The "future value of an annuity" is the projected total worth of all these regular payments, including all the compounded interest they earn over time. It's the key to turning your small, consistent savings into a large future corpus.


The Power of Compounding: Your Secret Weapon

The reason the future value of an annuity is so important for young investors is compounding. Compounding is the process of earning interest on your initial investment and on the interest you've already earned. For a young investor, time is the greatest asset. The more years your money has to compound, the more it grows exponentially. Albert Einstein is said to have called compounding the "eighth wonder of the world," and for good reason. For example, a young investor saving just $250 a month will see their money grow much faster in their later years, with the interest earned eventually far outweighing their own contributions.


How a Future Value of Annuity Calculator Works

Our Future Value of Annuity Calculator makes this powerful concept tangible. It takes your financial plan and gives you a concrete projection. All you need to do is input three simple numbers:

  • Your Monthly Contribution: The amount you consistently save.
  • Your Expected Return Rate: A realistic average annual return for your chosen investment.
  • Your Time Horizon: The number of years until you need the money (for example - your retirement age).

The calculator does all the complex math for you, showing you the exact total of your contributions and the massive amount of wealth that compounding will generate.

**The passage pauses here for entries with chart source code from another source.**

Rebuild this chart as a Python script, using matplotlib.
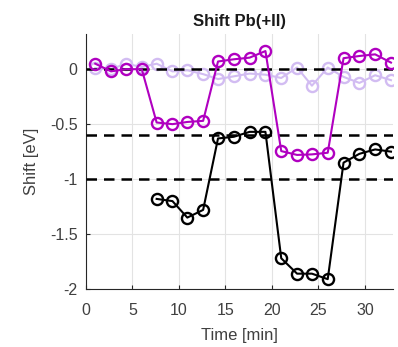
import matplotlib
matplotlib.use("Agg")
import matplotlib.pyplot as plt

plt.rcParams['font.family'] = ['Liberation Sans', 'DejaVu Sans']

# Acquisition times [min]
time = [1.0, 2.7, 4.3, 6.0, 7.6, 9.3, 10.9, 12.6, 14.2, 15.9,
        17.6, 19.3, 21.0, 22.7, 24.3, 26.0, 27.7, 29.4, 31.1, 32.8]

# Reference shift (light trace)
shift_ref = [0.01, 0.00, 0.05, 0.02, 0.05, -0.02, -0.01, -0.045, -0.09, -0.065,
             -0.04, -0.05, -0.08, 0.015, -0.15, 0.015, -0.07, -0.125, -0.055, -0.10]

# Pb(+II) shift, magenta trace
shift_pb = [0.05, -0.02, 0.00, 0.00, -0.485, -0.50, -0.48, -0.47, 0.07, 0.09,
            0.105, 0.165, -0.745, -0.78, -0.775, -0.76, 0.10, 0.12, 0.135, 0.06]

# Second component, black trace (starts at the 5th time point)
time_b = time[4:]
shift_b = [-1.18, -1.20, -1.35, -1.28, -0.63, -0.615, -0.57, -0.57,
           -1.72, -1.86, -1.86, -1.91, -0.85, -0.77, -0.73, -0.75]

# Horizontal reference levels [eV]
ref_levels = [0.0, -0.6, -1.0]

fig = plt.figure(figsize=(3.98, 3.47), dpi=100)
ax = fig.add_axes([0.216, 0.167, 0.771, 0.735])

marker_kw = dict(marker='o', markersize=8.0, markerfacecolor='none',
                 markeredgewidth=1.7, linewidth=1.5)

ax.plot(time, shift_ref, color='#D2BCF2', zorder=2, **marker_kw)
for lv in ref_levels:
    ax.axhline(lv, color='black', linewidth=1.8, dashes=(4.2, 2.8), zorder=3)
ax.plot(time_b, shift_b, color='black', zorder=4, **marker_kw)
ax.plot(time, shift_pb, color='#B000C0', zorder=5, **marker_kw)

ax.set_xlim(0, 33)
ax.set_ylim(-2, 0.32)
ax.set_xticks([0, 5, 10, 15, 20, 25, 30])
ax.set_yticks([-2, -1.5, -1, -0.5, 0])
ax.set_yticklabels(['-2', '-1.5', '-1', '-0.5', '0'])

ax.grid(True, color='#E3E3E3', linewidth=0.8, zorder=0)
ax.set_axisbelow(True)
for side in ('top', 'right'):
    ax.spines[side].set_visible(False)
for side in ('left', 'bottom'):
    ax.spines[side].set_color('#262626')
    ax.spines[side].set_linewidth(0.8)

ax.tick_params(direction='in', length=3, width=0.8, colors='#262626',
               labelsize=11.5, labelcolor='#404040')
ax.tick_params(axis='x', pad=10)
ax.tick_params(axis='y', pad=6)

ax.set_xlabel('Time [min]', fontsize=12, color='#404040', labelpad=7)
ax.set_ylabel('Shift [eV]', fontsize=12, color='#404040', labelpad=8)
ax.set_title('Shift Pb(+II)', fontsize=12, fontweight='bold', color='#1a1a1a', pad=6)

fig.savefig('out.png', dpi=100)
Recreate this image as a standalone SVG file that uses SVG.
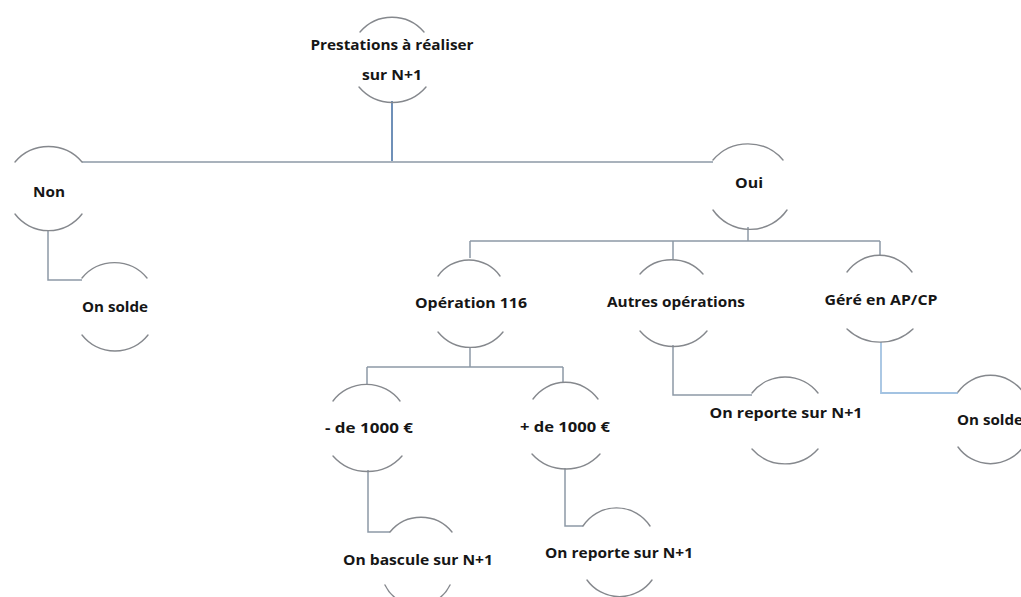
<svg xmlns="http://www.w3.org/2000/svg" width="1021" height="597" viewBox="0 0 1021 597">
  <style>
    .arc { fill: none; stroke: #85888d; stroke-width: 1.4; stroke-linecap: round; }
    .lbl { font-family: "Open Sans", "Noto Sans", "Liberation Sans", sans-serif; font-size: 15px; font-weight: 700; fill: #161616; text-anchor: middle; }
    .link { fill: none; stroke: #8d99a6; stroke-width: 1.5; }
    .link-blue { fill: none; stroke: #6f90b8; stroke-width: 2; }
    .link-light { fill: none; stroke: #a3c3e2; stroke-width: 1.8; }
  </style>
  <rect width="1021" height="597" fill="#ffffff"/>

  <!-- connectors -->
  <g id="connectors">
    <path class="link-blue" d="M392,101 V161"/>
    <path class="link" d="M82,162 H713"/>
    <path class="link" d="M48,230 V280 H82"/>
    <path class="link" d="M748,227 V241"/>
    <path class="link" d="M470,241 H880"/>
    <path class="link" d="M470,241 V258"/>
    <path class="link" d="M673,241 V260"/>
    <path class="link" d="M880,241 V256"/>
    <path class="link" d="M470,347 V367"/>
    <path class="link" d="M367,367 H563"/>
    <path class="link" d="M367,367 V385"/>
    <path class="link" d="M563,367 V383"/>
    <path class="link" d="M368,470 V532 H390"/>
    <path class="link" d="M565,468 V526 H583"/>
    <path class="link" d="M673,345 V395 H752"/>
    <path class="link-light" d="M881,342 V393 H958"/>
  </g>

  <!-- nodes: a circular arc above and below each label -->
  <g id="node-prestations">
    <path class="arc" d="M360,32 A42,42 0 0 1 424,32"/>
    <text class="lbl" x="392" y="50" textLength="163" lengthAdjust="spacingAndGlyphs">Prestations à réaliser</text>
    <text class="lbl" x="392" y="80" textLength="60" lengthAdjust="spacingAndGlyphs">sur N+1</text>
    <path class="arc" d="M359,87 A44,44 0 0 0 426,87"/>
  </g>

  <g id="node-non">
    <path class="arc" d="M15,162 A44,44 0 0 1 82,162"/>
    <text class="lbl" x="49" y="197" textLength="32" lengthAdjust="spacingAndGlyphs">Non</text>
    <path class="arc" d="M15,214 A42,42 0 0 0 82,214"/>
  </g>

  <g id="node-solde-left">
    <path class="arc" d="M82,278 A42,42 0 0 1 147,278"/>
    <text class="lbl" x="115" y="312" textLength="66" lengthAdjust="spacingAndGlyphs">On solde</text>
    <path class="arc" d="M82,335 A42,42 0 0 0 148,335"/>
  </g>

  <g id="node-oui">
    <path class="arc" d="M713,160 A46,46 0 0 1 783,160"/>
    <text class="lbl" x="749" y="188" textLength="28" lengthAdjust="spacingAndGlyphs">Oui</text>
    <path class="arc" d="M713,210 A45,45 0 0 0 787,210"/>
  </g>

  <g id="node-operation-116">
    <path class="arc" d="M438,276 A38,38 0 0 1 500,276"/>
    <text class="lbl" x="471" y="308" textLength="112" lengthAdjust="spacingAndGlyphs">Opération 116</text>
    <path class="arc" d="M438,332 A42,42 0 0 0 503,332"/>
  </g>

  <g id="node-autres">
    <path class="arc" d="M640,274 A42,42 0 0 1 703,274"/>
    <text class="lbl" x="676" y="307" textLength="138" lengthAdjust="spacingAndGlyphs">Autres opérations</text>
    <path class="arc" d="M640,331 A44,44 0 0 0 707,331"/>
  </g>

  <g id="node-gere">
    <path class="arc" d="M847,272 A40,40 0 0 1 912,272"/>
    <text class="lbl" x="881" y="305" textLength="113" lengthAdjust="spacingAndGlyphs">Géré en AP/CP</text>
    <path class="arc" d="M847,329 A48,48 0 0 0 913,329"/>
  </g>

  <g id="node-moins-1000">
    <path class="arc" d="M333,401 A42,42 0 0 1 400,401"/>
    <text class="lbl" x="369" y="433" textLength="88" lengthAdjust="spacingAndGlyphs">- de 1000 €</text>
    <path class="arc" d="M333,456 A46,46 0 0 0 402,456"/>
  </g>

  <g id="node-plus-1000">
    <path class="arc" d="M533,399 A40,40 0 0 1 598,399"/>
    <text class="lbl" x="565" y="432" textLength="90" lengthAdjust="spacingAndGlyphs">+ de 1000 €</text>
    <path class="arc" d="M532,454 A46,46 0 0 0 600,454"/>
  </g>

  <g id="node-reporte-right">
    <path class="arc" d="M752,393 A42,42 0 0 1 818,393"/>
    <text class="lbl" x="786" y="418" textLength="153" lengthAdjust="spacingAndGlyphs">On reporte sur N+1</text>
    <path class="arc" d="M752,449 A44,44 0 0 0 818,449"/>
  </g>

  <g id="node-solde-right">
    <path class="arc" d="M958,392 A40,40 0 0 1 1023,392"/>
    <text class="lbl" x="990" y="425" textLength="66" lengthAdjust="spacingAndGlyphs">On solde</text>
    <path class="arc" d="M958,447 A40,40 0 0 0 1023,447"/>
  </g>

  <g id="node-bascule">
    <path class="arc" d="M390,532 A40,40 0 0 1 452,532"/>
    <text class="lbl" x="418" y="565" textLength="150" lengthAdjust="spacingAndGlyphs">On bascule sur N+1</text>
    <path class="arc" d="M385,585 A36,36 0 0 0 450,585"/>
  </g>

  <g id="node-reporte-bottom">
    <path class="arc" d="M583,526 A40,40 0 0 1 650,526"/>
    <text class="lbl" x="619" y="558" textLength="148" lengthAdjust="spacingAndGlyphs">On reporte sur N+1</text>
    <path class="arc" d="M587,580 A40,40 0 0 0 652,580"/>
  </g>
</svg>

Real-World Scenarios for Young Investors

Let's look at how this applies to common goals for young people:

  • Planning for Retirement: A 25-year-old who starts a monthly SIP of just $200 with an expected 8% annual return can have over $550,000 by age 65. The power of time makes this small contribution massive.
  • Saving for a Down Payment: If you want to save $50,000 for a down payment in 10 years, you can use the calculator to see that a monthly savings of just over $300 at a 5% return can get you there. This makes a big goal feel much more achievable.

By using the calculator, you can turn your abstract goals into concrete plans.


The True Cost of Waiting to Start

The biggest mistake a young person can make is waiting. The impact of losing even a few years of compounding in your 20s or early 30s is staggering. A person who starts saving at 25 and stops at 35 will often have more money than a person who starts at 35 and saves until 65, even if the second person contributes more overall. This is because the first decade of compounding for the early saver is irreplaceable. Understanding the future value of an annuity highlights this truth perfectly.


Start Planning Your Financial Future Today

Don't let the complexity of finance stop you from building a secure future. Understanding the future value of an annuity is the first step toward taking control of your financial destiny. By visualizing your potential wealth, you can gain the motivation to save consistently and watch your money work for you, not the other way around. Use our free Future Value of Annuity Calculator today and see the incredible power of your savings.



FAQs for Young Investors

Q - I have student loan debt. Should I invest or pay it off first?

This depends on the interest rate of your debt. If your loan interest rate is higher than your expected investment return, it's generally wiser to pay off the debt first. If it's a low-interest loan, you may benefit more from investing the money.

Q - How much should I be saving each month?

A good rule of thumb is to save at least 15% of your income for retirement, but any amount is better than none. Use our calculator to see how even small contributions can grow into a substantial amount over many years.

Q - Is a higher interest rate always better?

A higher rate means faster growth, but it often comes with higher risk. As a young investor, you can afford to take on more risk for potentially higher returns, but it's important to build a balanced portfolio that aligns with your risk tolerance.

Q - Why is time my biggest asset?

Because of compounding. The longer your money is invested, the more time it has to earn interest on itself. This exponential growth is why a small amount saved at a young age can become more valuable than a larger amount saved later in life.